By Shelley Neese
Purim is the holiday when Jews (and many Christians) remember the story of Esther. Esther was an ordinary Jewish girl who became Queen of the Persian Empire. God placed Esther in the right place at the right time. When the evil Haman issued a plan for all the Jews in the Empire to be killed, Esther confronted the King and told him of Haman’s intentions. The plan was reversed and instead of killing all the Jews, Esther’s people were honored.
Purim is a celebration of God’s providence and Esther’s courage. The holiday falls sometime around February or March every year. In 2021, Purim was on February 25th. It is traditional to dress up in costume, eat sweets, and read the story of Esther together with a group of friends or family.
I usually bring my family to the local Chabad to hear the story read at a rapid speed in Hebrew and to celebrate with the Jewish community a holiday that I am committed to remembering each year. When reading the Megillah, every time the readers say the name Haman, the crowd is supposed to boo, hiss, and clang noise makers. It is a clever way to make sure the youngest ears are listening throughout the long story.
Esther understood the risk she was taking on herself by approaching the king and challenging the edict of his vizier Haman (BOO!). However, Esther promised her uncle Mordechai, “I will do all I can to change this.” She asked for prayer and fasting but promised to intervene for her people even if it meant she was killed.
I hope that you find a way to use the holiday of Purim, even retroactively, to celebrate this hero of the Bible, learn from her actions, and make your own commitments to do what is right in the face of evil, to stand by the Jewish people amidst the rise of antisemitism, and to find your own purpose for which you were called.
The Dead Sea Scrolls have almost every book of the Bible represented in the caves around Qumran except the Book of Esther. Some have scratched their heads at this to try and figure out why the Essenes did not keep the Book of Esther in their library. The most likely answer is that the Dead Sea Scrolls were a genizah, a repository for holy Jewish texts that had the name of God in print. Esther, however, never has the name Yahweh in its text. So, it would not technically need to be included in a genizah. But the book never needs to spell out the name of God. With every plot twist, with every divine intervention, and appointed hour, God’s hand is all over the story of Esther.

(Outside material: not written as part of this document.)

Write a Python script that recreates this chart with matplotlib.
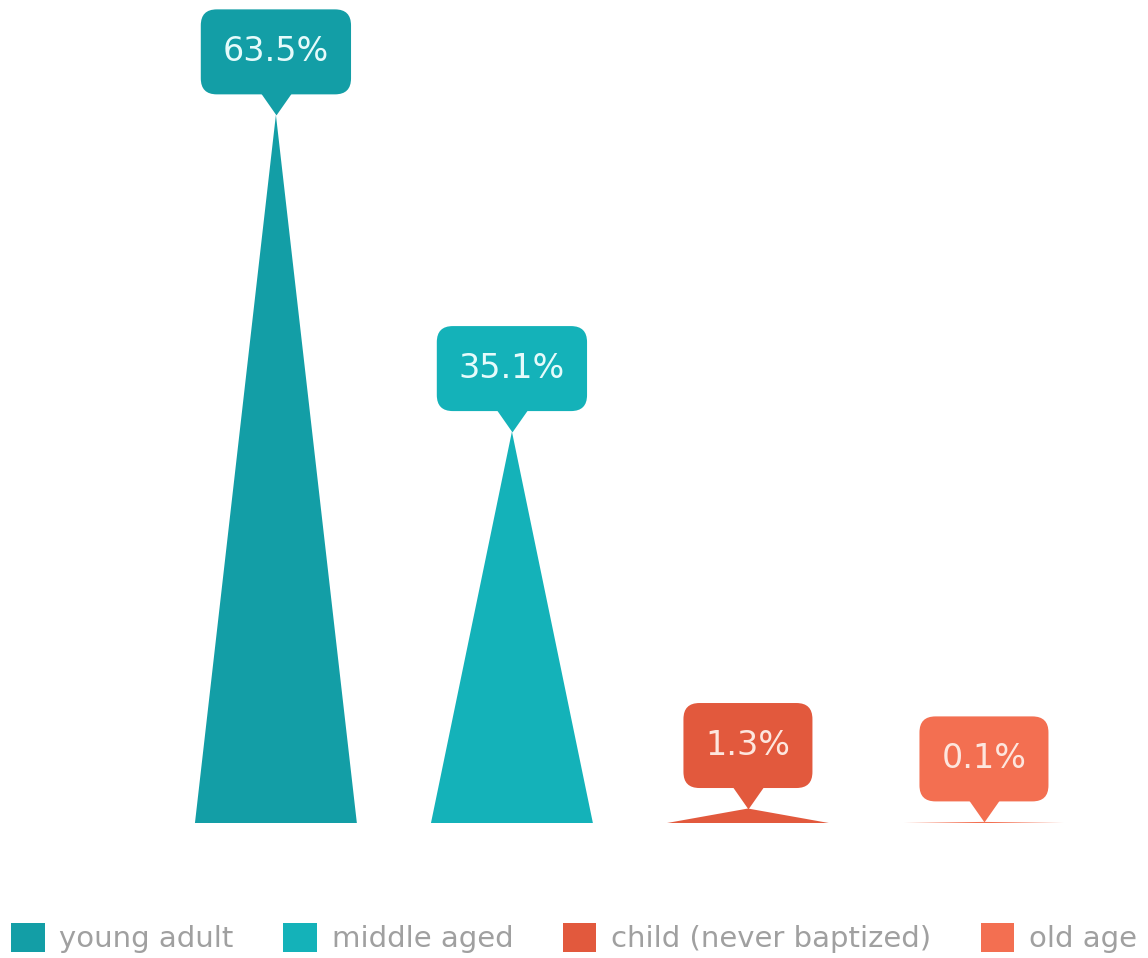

I have been asking all of you with us at Jerusalem Connection for the last year to share with us what you hear the Lord saying to you during this global pandemic. How do we see God’s hand in the strangeness that has been 2020 and now 2021? From what I have heard and discerned from all of you, God has not spoke loudly, but He has led quietly in the still moments of your slowed lives. And though we do not see the exact purpose and path that God has laid out in the events of the last twelve months, we see His handprint everywhere and know that He is working on the macro and micro level, just as he did for the Jews living in exile in Persia.
We encourage you to recognize the resurgence of antisemitism in our time and read the stories of Jews and Christians working together to combat it around the world in 2021. Released this month is the new book, The Casualty of Contempt. There are so many stellar contributing authors, including our very own Amy Zewe, who author the chapter called “When Compassion Goes Awry—Young Christian college students and professionals are abandoning their faith to join social justice causes: An Examination.”
Go to our website and for the suggested donation of twenty dollars, we will send you a signed copy!
Or feel free to mail your donation, with the note Casualty of Contempt, and we will ship your book out.
Please continue to keep Jim Hutchens in your prayers. He has now received the vaccine so he will hopefully soon be able to receive visitors and inch towards normalcy with his family and friends again. Please pray for his physical strength which at times fails him, but his heart and mind are as close to the Lord as ever.